* Instructions for the task: Leave the pictures out and retype the lines from the beginning through the line with "import * as", both ends included.

* Material provided:
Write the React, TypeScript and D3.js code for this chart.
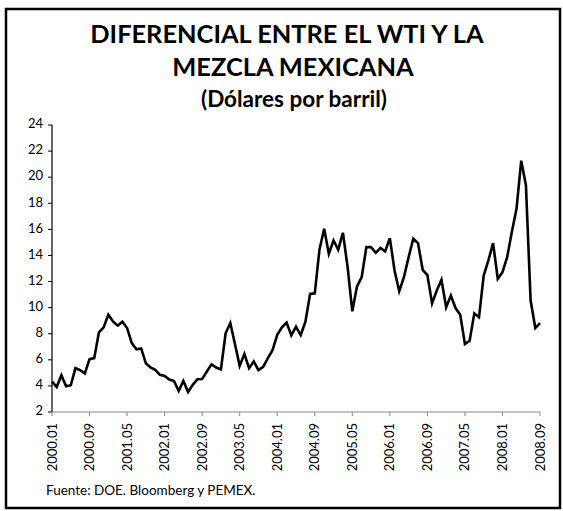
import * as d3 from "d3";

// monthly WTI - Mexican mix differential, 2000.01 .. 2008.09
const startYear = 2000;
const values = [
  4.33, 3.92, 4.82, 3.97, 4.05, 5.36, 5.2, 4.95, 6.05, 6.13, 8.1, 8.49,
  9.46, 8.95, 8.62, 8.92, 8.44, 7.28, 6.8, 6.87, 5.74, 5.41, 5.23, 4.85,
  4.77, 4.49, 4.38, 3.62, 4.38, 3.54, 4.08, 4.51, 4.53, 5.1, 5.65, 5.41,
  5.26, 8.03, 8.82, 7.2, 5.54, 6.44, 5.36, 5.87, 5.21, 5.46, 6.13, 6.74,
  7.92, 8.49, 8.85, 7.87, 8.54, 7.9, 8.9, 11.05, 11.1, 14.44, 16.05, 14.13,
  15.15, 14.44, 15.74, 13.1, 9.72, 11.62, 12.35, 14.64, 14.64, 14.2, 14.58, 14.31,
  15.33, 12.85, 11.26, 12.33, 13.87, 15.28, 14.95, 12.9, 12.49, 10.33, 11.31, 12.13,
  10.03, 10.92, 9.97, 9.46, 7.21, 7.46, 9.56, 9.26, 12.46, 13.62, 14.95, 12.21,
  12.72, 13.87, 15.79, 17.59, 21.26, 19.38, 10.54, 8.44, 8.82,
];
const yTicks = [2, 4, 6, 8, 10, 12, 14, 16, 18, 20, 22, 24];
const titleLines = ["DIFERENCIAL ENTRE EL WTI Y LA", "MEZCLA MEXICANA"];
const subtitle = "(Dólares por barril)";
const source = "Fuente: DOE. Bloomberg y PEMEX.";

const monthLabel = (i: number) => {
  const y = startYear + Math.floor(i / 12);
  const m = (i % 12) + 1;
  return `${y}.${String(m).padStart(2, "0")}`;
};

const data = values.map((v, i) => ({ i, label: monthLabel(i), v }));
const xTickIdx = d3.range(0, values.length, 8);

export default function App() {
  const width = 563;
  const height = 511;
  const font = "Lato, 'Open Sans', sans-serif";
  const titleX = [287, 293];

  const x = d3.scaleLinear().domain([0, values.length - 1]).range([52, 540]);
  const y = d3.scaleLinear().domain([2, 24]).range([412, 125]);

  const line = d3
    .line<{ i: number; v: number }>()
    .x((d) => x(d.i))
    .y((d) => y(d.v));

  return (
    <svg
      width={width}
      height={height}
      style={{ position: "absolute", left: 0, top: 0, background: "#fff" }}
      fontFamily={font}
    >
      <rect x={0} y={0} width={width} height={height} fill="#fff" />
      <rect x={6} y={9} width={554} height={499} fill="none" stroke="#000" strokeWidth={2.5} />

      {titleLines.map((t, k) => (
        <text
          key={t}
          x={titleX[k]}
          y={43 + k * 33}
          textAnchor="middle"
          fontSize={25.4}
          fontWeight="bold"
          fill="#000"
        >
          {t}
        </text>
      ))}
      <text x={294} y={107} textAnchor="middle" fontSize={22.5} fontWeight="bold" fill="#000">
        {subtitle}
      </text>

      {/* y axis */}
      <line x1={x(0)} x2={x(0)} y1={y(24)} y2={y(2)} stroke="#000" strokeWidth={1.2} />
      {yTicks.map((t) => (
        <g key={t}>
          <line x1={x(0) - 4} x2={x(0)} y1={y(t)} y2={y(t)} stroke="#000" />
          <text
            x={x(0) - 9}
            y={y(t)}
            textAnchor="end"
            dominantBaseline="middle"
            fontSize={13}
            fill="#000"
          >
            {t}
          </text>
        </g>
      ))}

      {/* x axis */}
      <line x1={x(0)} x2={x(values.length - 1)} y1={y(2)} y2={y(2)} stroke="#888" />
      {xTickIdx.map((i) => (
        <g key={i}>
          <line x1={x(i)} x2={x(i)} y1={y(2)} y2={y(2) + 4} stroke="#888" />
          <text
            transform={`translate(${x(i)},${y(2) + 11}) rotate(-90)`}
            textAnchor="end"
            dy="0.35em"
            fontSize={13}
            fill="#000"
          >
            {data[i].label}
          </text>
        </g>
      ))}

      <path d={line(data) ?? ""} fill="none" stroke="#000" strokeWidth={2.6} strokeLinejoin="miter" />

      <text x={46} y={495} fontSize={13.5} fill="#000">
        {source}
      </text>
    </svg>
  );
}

* Answer below:
Write the React, TypeScript and D3.js code for this chart.
import * as d3 from "d3";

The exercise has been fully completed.